§ **Stated task**
Repeat the lines below exactly as they appear, but leave out the images.
——————————
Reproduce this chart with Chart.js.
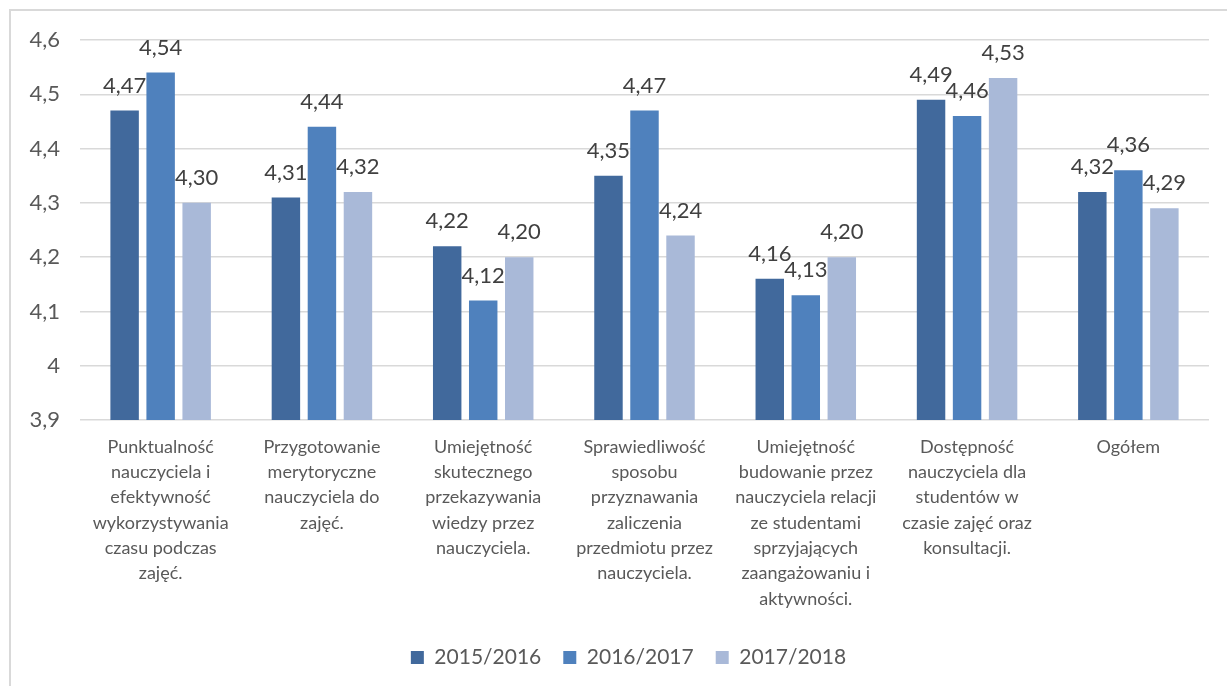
<!DOCTYPE html>
<html lang="pl">
<head>
<meta charset="utf-8">
<title>Ocena nauczycieli</title>
<script src="https://cdn.jsdelivr.net/npm/chart.js@4/dist/chart.umd.min.js"></script>
<style>
    html, body { margin: 0; padding: 0; background: #fff; overflow: hidden; }
    #wrap { position: relative; width: 1227px; height: 686px; }
    #frame {
        position: absolute; left: 9px; top: 9px; width: 1260px; height: 720px;
        border: 2px solid #d9d9d9; box-sizing: border-box;
    }
    #chart { position: absolute; left: 0; top: 0; }
</style>
</head>
<body>
<div id="wrap">
    <div id="frame"></div>
    <canvas id="chart" width="1227" height="686"></canvas>
</div>
<script>
// kategorie oceny (podzielone na linie jak w opisie osi)
const categories = [
    ['Punktualność', 'nauczyciela i', 'efektywność', 'wykorzystywania', 'czasu podczas', 'zajęć.'],
    ['Przygotowanie', 'merytoryczne', 'nauczyciela do', 'zajęć.'],
    ['Umiejętność', 'skutecznego', 'przekazywania', 'wiedzy przez', 'nauczyciela.'],
    ['Sprawiedliwość', 'sposobu', 'przyznawania', 'zaliczenia', 'przedmiotu przez', 'nauczyciela.'],
    ['Umiejętność', 'budowanie przez', 'nauczyciela relacji', 'ze studentami', 'sprzyjających', 'zaangażowaniu i', 'aktywności.'],
    ['Dostępność', 'nauczyciela dla', 'studentów w', 'czasie zajęć oraz', 'konsultacji.'],
    ['Ogółem']
];

const years = ['2015/2016', '2016/2017', '2017/2018'];

const values2015 = [4.47, 4.31, 4.22, 4.35, 4.16, 4.49, 4.32];
const values2016 = [4.54, 4.44, 4.12, 4.47, 4.13, 4.46, 4.36];
const values2017 = [4.30, 4.32, 4.20, 4.24, 4.20, 4.53, 4.29];

const yTicks = { min: 3.9, max: 4.6, step: 0.1 };

const colors = ['#41699c', '#4f81bd', '#a9b9d8'];

Chart.defaults.font.family = 'Lato, "Open Sans", sans-serif';
Chart.defaults.color = '#595959';

const fmt = v => (Math.round(v * 100) / 100).toFixed(2).replace('.', ',');

// etykiety wartości nad słupkami
const valueLabels = {
    id: 'valueLabels',
    afterDatasetsDraw(chart) {
        const ctx = chart.ctx;
        ctx.save();
        ctx.font = '22px Lato, "Open Sans", sans-serif';
        ctx.fillStyle = '#404040';
        ctx.textAlign = 'center';
        ctx.textBaseline = 'middle';
        chart.data.datasets.forEach((ds, i) => {
            const meta = chart.getDatasetMeta(i);
            meta.data.forEach((bar, j) => {
                ctx.fillText(fmt(ds.data[j]), bar.x, bar.y - 25);
            });
        });
        ctx.restore();
    }
};

// legenda wyśrodkowana względem ramki, a nie samego płótna
const legendShift = {
    id: 'legendShift',
    afterLayout(chart) {
        if (!chart.legend) return;
        chart.legend.left += 24;
        chart.legend.right += 24;
    }
};

const datasets = [values2015, values2016, values2017].map((vals, i) => ({
    label: years[i],
    data: vals,
    backgroundColor: colors[i],
    categoryPercentage: 0.67,
    barPercentage: 0.79
}));

new Chart(document.getElementById('chart'), {
    type: 'bar',
    data: { labels: categories, datasets: datasets },
    plugins: [valueLabels, legendShift],
    options: {
        responsive: false,
        animation: false,
        layout: { padding: { left: 0, right: 18, top: 40, bottom: 8 } },
        plugins: {
            tooltip: { enabled: false },
            legend: {
                position: 'bottom',
                labels: {
                    boxWidth: 13,
                    boxHeight: 13,
                    padding: 22,
                    color: '#595959',
                    font: { size: 21 }
                }
            }
        },
        scales: {
            x: {
                grid: { display: false },
                border: { display: false },
                ticks: {
                    autoSkip: false,
                    maxRotation: 0,
                    padding: 6,
                    color: '#595959',
                    font: { size: 18, lineHeight: 1.41 }
                },
                afterFit(scale) { scale.height = 205; }
            },
            y: {
                min: yTicks.min,
                max: yTicks.max,
                grid: { color: '#d9d9d9', drawTicks: false, lineWidth: 1.5 },
                border: { display: false },
                ticks: {
                    stepSize: yTicks.step,
                    padding: 20,
                    color: '#595959',
                    font: { size: 22 },
                    callback: v => String(Math.round(v * 10) / 10).replace('.', ',')
                },
                afterFit(scale) { scale.width = 80; }
            }
        }
    }
});
</script>
</body>
</html>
——————————
§ **Response**
Reproduce this chart with Chart.js.
<!DOCTYPE html>
<html lang="pl">
<head>
<meta charset="utf-8">
<title>Ocena nauczycieli</title>
<script src="https://cdn.jsdelivr.net/npm/chart.js@4/dist/chart.umd.min.js"></script>
<style>
    html, body { margin: 0; padding: 0; background: #fff; overflow: hidden; }
    #wrap { position: relative; width: 1227px; height: 686px; }
    #frame {
        position: absolute; left: 9px; top: 9px; width: 1260px; height: 720px;
        border: 2px solid #d9d9d9; box-sizing: border-box;
    }
    #chart { position: absolute; left: 0; top: 0; }
</style>
</head>
<body>
<div id="wrap">
    <div id="frame"></div>
    <canvas id="chart" width="1227" height="686"></canvas>
</div>
<script>
// kategorie oceny (podzielone na linie jak w opisie osi)
const categories = [
    ['Punktualność', 'nauczyciela i', 'efektywność', 'wykorzystywania', 'czasu podczas', 'zajęć.'],
    ['Przygotowanie', 'merytoryczne', 'nauczyciela do', 'zajęć.'],
    ['Umiejętność', 'skutecznego', 'przekazywania', 'wiedzy przez', 'nauczyciela.'],
    ['Sprawiedliwość', 'sposobu', 'przyznawania', 'zaliczenia', 'przedmiotu przez', 'nauczyciela.'],
    ['Umiejętność', 'budowanie przez', 'nauczyciela relacji', 'ze studentami', 'sprzyjających', 'zaangażowaniu i', 'aktywności.'],
    ['Dostępność', 'nauczyciela dla', 'studentów w', 'czasie zajęć oraz', 'konsultacji.'],
    ['Ogółem']
];

const years = ['2015/2016', '2016/2017', '2017/2018'];

const values2015 = [4.47, 4.31, 4.22, 4.35, 4.16, 4.49, 4.32];
const values2016 = [4.54, 4.44, 4.12, 4.47, 4.13, 4.46, 4.36];
const values2017 = [4.30, 4.32, 4.20, 4.24, 4.20, 4.53, 4.29];

const yTicks = { min: 3.9, max: 4.6, step: 0.1 };

const colors = ['#41699c', '#4f81bd', '#a9b9d8'];

Chart.defaults.font.family = 'Lato, "Open Sans", sans-serif';
Chart.defaults.color = '#595959';

const fmt = v => (Math.round(v * 100) / 100).toFixed(2).replace('.', ',');

// etykiety wartości nad słupkami
const valueLabels = {
    id: 'valueLabels',
    afterDatasetsDraw(chart) {
        const ctx = chart.ctx;
        ctx.save();
        ctx.font = '22px Lato, "Open Sans", sans-serif';
        ctx.fillStyle = '#404040';
        ctx.textAlign = 'center';
        ctx.textBaseline = 'middle';
        chart.data.datasets.forEach((ds, i) => {
            const meta = chart.getDatasetMeta(i);
            meta.data.forEach((bar, j) => {
                ctx.fillText(fmt(ds.data[j]), bar.x, bar.y - 25);
            });
        });
        ctx.restore();
    }
};

// legenda wyśrodkowana względem ramki, a nie samego płótna
const legendShift = {
    id: 'legendShift',
    afterLayout(chart) {
        if (!chart.legend) return;
        chart.legend.left += 24;
        chart.legend.right += 24;
    }
};

const datasets = [values2015, values2016, values2017].map((vals, i) => ({
    label: years[i],
    data: vals,
    backgroundColor: colors[i],
    categoryPercentage: 0.67,
    barPercentage: 0.79
}));

new Chart(document.getElementById('chart'), {
    type: 'bar',
    data: { labels: categories, datasets: datasets },
    plugins: [valueLabels, legendShift],
    options: {
        responsive: false,
        animation: false,
        layout: { padding: { left: 0, right: 18, top: 40, bottom: 8 } },
        plugins: {
            tooltip: { enabled: false },
            legend: {
                position: 'bottom',
                labels: {
                    boxWidth: 13,
                    boxHeight: 13,
                    padding: 22,
                    color: '#595959',
                    font: { size: 21 }
                }
            }
        },
        scales: {
            x: {
                grid: { display: false },
                border: { display: false },
                ticks: {
                    autoSkip: false,
                    maxRotation: 0,
                    padding: 6,
                    color: '#595959',
                    font: { size: 18, lineHeight: 1.41 }
                },
                afterFit(scale) { scale.height = 205; }
            },
            y: {
                min: yTicks.min,
                max: yTicks.max,
                grid: { color: '#d9d9d9', drawTicks: false, lineWidth: 1.5 },
                border: { display: false },
                ticks: {
                    stepSize: yTicks.step,
                    padding: 20,
                    color: '#595959',
                    font: { size: 22 },
                    callback: v => String(Math.round(v * 10) / 10).replace('.', ',')
                },
                afterFit(scale) { scale.width = 80; }
            }
        }
    }
});
</script>
</body>
</html>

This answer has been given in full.